Saturday, July 21, 2012

Tithing and Debt

Leonardo da Vinci Christ Carrying the Cross via Wikimedia Commons

A good way to center any discussion is to think about the Cross.  Jesus willingly went to the cross and suffered a horrible death (Matthew 26:53-54) (Hebrews 10:14).  He did this to offer a us a way to God that was unreachable through our own effort (Romans 3:23-24). Our salvation is a total act of grace and this should fill us with total joy and peace (Ephesians 2:8) (1 Peter 1:8).  Gratitude always trumps guilt as a motivator.
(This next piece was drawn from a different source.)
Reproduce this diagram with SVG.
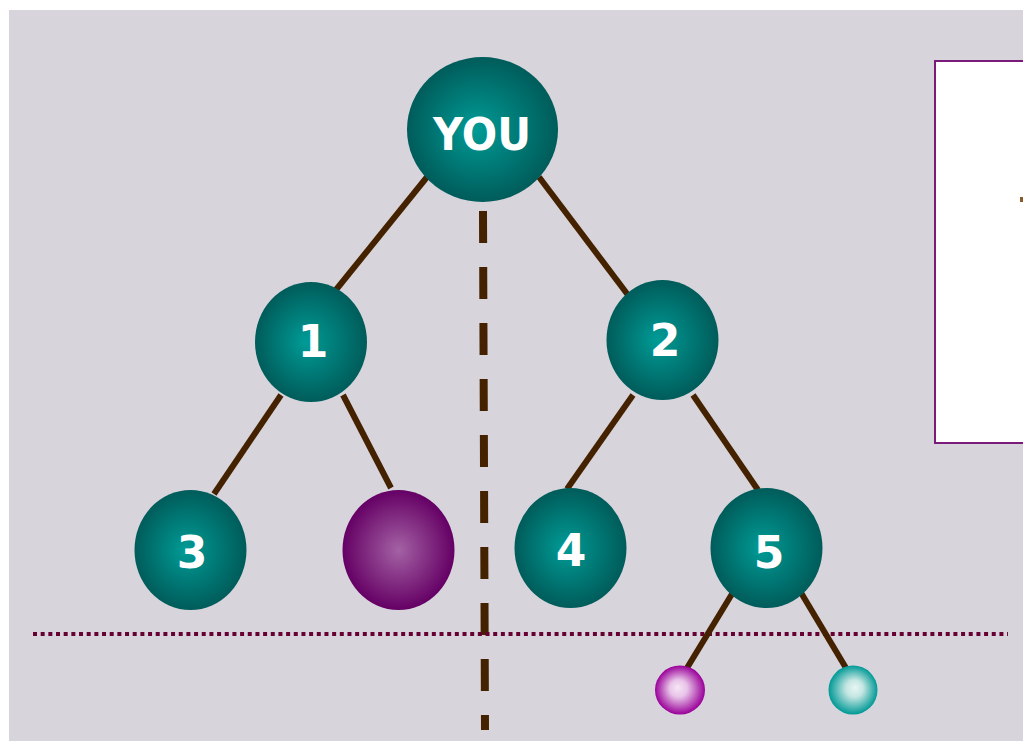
<svg xmlns="http://www.w3.org/2000/svg" width="1023" height="741" viewBox="0 0 1023 741">
<defs>
<radialGradient id="gTeal" cx="0.5" cy="0.5" r="0.5" fx="0.45" fy="0.5">
<stop offset="0" stop-color="#009b96"/>
<stop offset="1" stop-color="#005c5a"/>
</radialGradient>
<radialGradient id="gPurple" cx="0.5" cy="0.5" r="0.5">
<stop offset="0" stop-color="#a462a4"/>
<stop offset="1" stop-color="#650065"/>
</radialGradient>
<radialGradient id="gPink" cx="0.5" cy="0.5" r="0.5" fx="0.45" fy="0.45">
<stop offset="0" stop-color="#f6e6f6"/>
<stop offset="0.35" stop-color="#e8c4e8"/>
<stop offset="1" stop-color="#990099"/>
</radialGradient>
<radialGradient id="gAqua" cx="0.5" cy="0.5" r="0.5" fx="0.55" fy="0.45">
<stop offset="0" stop-color="#e6f6f4"/>
<stop offset="0.35" stop-color="#c4e6e2"/>
<stop offset="1" stop-color="#009996"/>
</radialGradient>
</defs>
<style>
.edge{stroke:#442200;stroke-width:6;fill:none}
.lbl{font-family:"DejaVu Sans","Liberation Sans",sans-serif;font-weight:bold;font-size:44px;fill:#ffffff;text-anchor:middle}
</style>
<rect x="0" y="0" width="1023" height="741" fill="#ffffff"/>
<rect x="9" y="10" width="1014" height="731" fill="#d7d4dc"/>
<g id="box">
<rect x="935" y="61" width="100" height="382" fill="#ffffff" stroke="#7a1a7a" stroke-width="2"/>
<rect x="1020" y="197" width="3" height="5" fill="#8a5a2a"/>
</g>
<g id="guides">
<line x1="483" y1="211" x2="485" y2="730" stroke="#442200" stroke-width="8" stroke-dasharray="32 24"/>
<line x1="33" y1="634" x2="1008" y2="634" stroke="#660033" stroke-width="4" stroke-dasharray="4 3.67"/>
</g>
<g id="connectors">
<line class="edge" x1="427" y1="177" x2="331" y2="296"/>
<line class="edge" x1="539" y1="177" x2="628" y2="295"/>
<line class="edge" x1="281" y1="395" x2="214" y2="494"/>
<line class="edge" x1="343" y1="395" x2="391" y2="488"/>
<line class="edge" x1="633" y1="395" x2="567" y2="489"/>
<line class="edge" x1="693" y1="395" x2="758" y2="490"/>
<line class="edge" x1="735" y1="589" x2="687" y2="668"/>
<line class="edge" x1="800" y1="591" x2="846" y2="668"/>
</g>
<g id="node-you">
<ellipse cx="482.5" cy="129.5" rx="75.5" ry="72.5" fill="url(#gTeal)"/>
<text class="lbl" x="482" y="150" textLength="98" lengthAdjust="spacingAndGlyphs">YOU</text>
</g>
<g id="node-1">
<ellipse cx="311" cy="342" rx="56" ry="60" fill="url(#gTeal)"/>
<text class="lbl" x="313" y="357">1</text>
</g>
<g id="node-2">
<ellipse cx="662.5" cy="340" rx="56" ry="60" fill="url(#gTeal)"/>
<text class="lbl" x="665" y="356">2</text>
</g>
<g id="node-3">
<ellipse cx="190.5" cy="550" rx="56" ry="60" fill="url(#gTeal)"/>
<text class="lbl" x="192" y="568">3</text>
</g>
<g id="node-purple">
<ellipse cx="398.5" cy="550" rx="56" ry="60" fill="url(#gPurple)"/>
</g>
<g id="node-4">
<ellipse cx="570.5" cy="548" rx="56" ry="60" fill="url(#gTeal)"/>
<text class="lbl" x="571" y="566">4</text>
</g>
<g id="node-5">
<ellipse cx="766.5" cy="548" rx="56" ry="60" fill="url(#gTeal)"/>
<text class="lbl" x="769" y="568">5</text>
</g>
<g id="node-pink">
<ellipse cx="680" cy="690" rx="25" ry="24.5" fill="url(#gPink)"/>
</g>
<g id="node-aqua">
<ellipse cx="853" cy="690" rx="24.5" ry="24.5" fill="url(#gAqua)"/>
</g>
</svg>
If you call yourself a Christ follower and are not tithing, then you have been stealing from God (Malachi 3:9). This sounds harsh, but there are real consequences for wrong living.  I'm not trying to guilt you into tithing, I just want you to see the reality of what is happening.  Sometimes as Christians we just need to do the right thing even though every fiber of our soul is saying we shouldn't.

The average family has almost $7000 in credit card debt.  Most families in debt tend to not tithe.  If you have no income then there is no need to tithe.  If you have income (even welfare) then you can tithe.  Most people have sufficient income to work their way out of debt, with a serious cost cutting plan.  

I believe that the tithe should be paid before any other debts are paid.   I know this sounds crazy, but if you can't live on 90% then you probably can't live on 100%. Tithing while in debt takes great faith, so you must trust God in this, because this will feel highly illogical. 

 If in debt, the concept of tithing sounds irresponsible, but you need to pay back God first what He has given you.  God wants you to test Him in this (Malachi 3:9-11).  This is the logic of the world: When I get out of debt, then I will tithe.  God’s logic is different, because He can work miracles and if you are in debt, you can use some miracles in your life.  Trust Him by obeying Him.  Remember, the logical side of things doesn’t always apply to issues of faith.  God is able to sustain you, bless you, and allow you move towards fiscal sanity.
Here is an odd mystery: obedience to God takes strength of character that comes from God (Matthew 6:9-13).  When you tithe in the face of debt, God rewards your obedience. One of the fruits of the Spirit that comes to Christians in obedience is self-control.  Self-control will allow you resist those urges to spend on things of short term value, thereby improving your financial state.  Another two amazing fruits of the Spirit are peace and joy.  When fulfilled by God, you will not experience the urge to spend as much because you will be satisfied with what you have.  In fact you will be grateful.  Gratefulness is one of the most powerful motivators in life. 
There is disagreement among some as to what qualifies as debt-free.  In my opinion, being debt-free doesn’t mean a lack of bills.  It also doesn’t mean an absence of loan payments.  For some things (cars, houses) you will need a loan, this is good debt, so don’t assume that all loans are evil.   Debt is a trap that God wants to release you from.  Trust him to set you free, but God does not promise that you will win the lottery. You need God's strength to radically downsize your spending and get out of debt.  Obey God and you will have access to this strength (Galatians 5:16).   


Look to the Cross, understand what you have, feel the warmth of God's love and then go do what He says.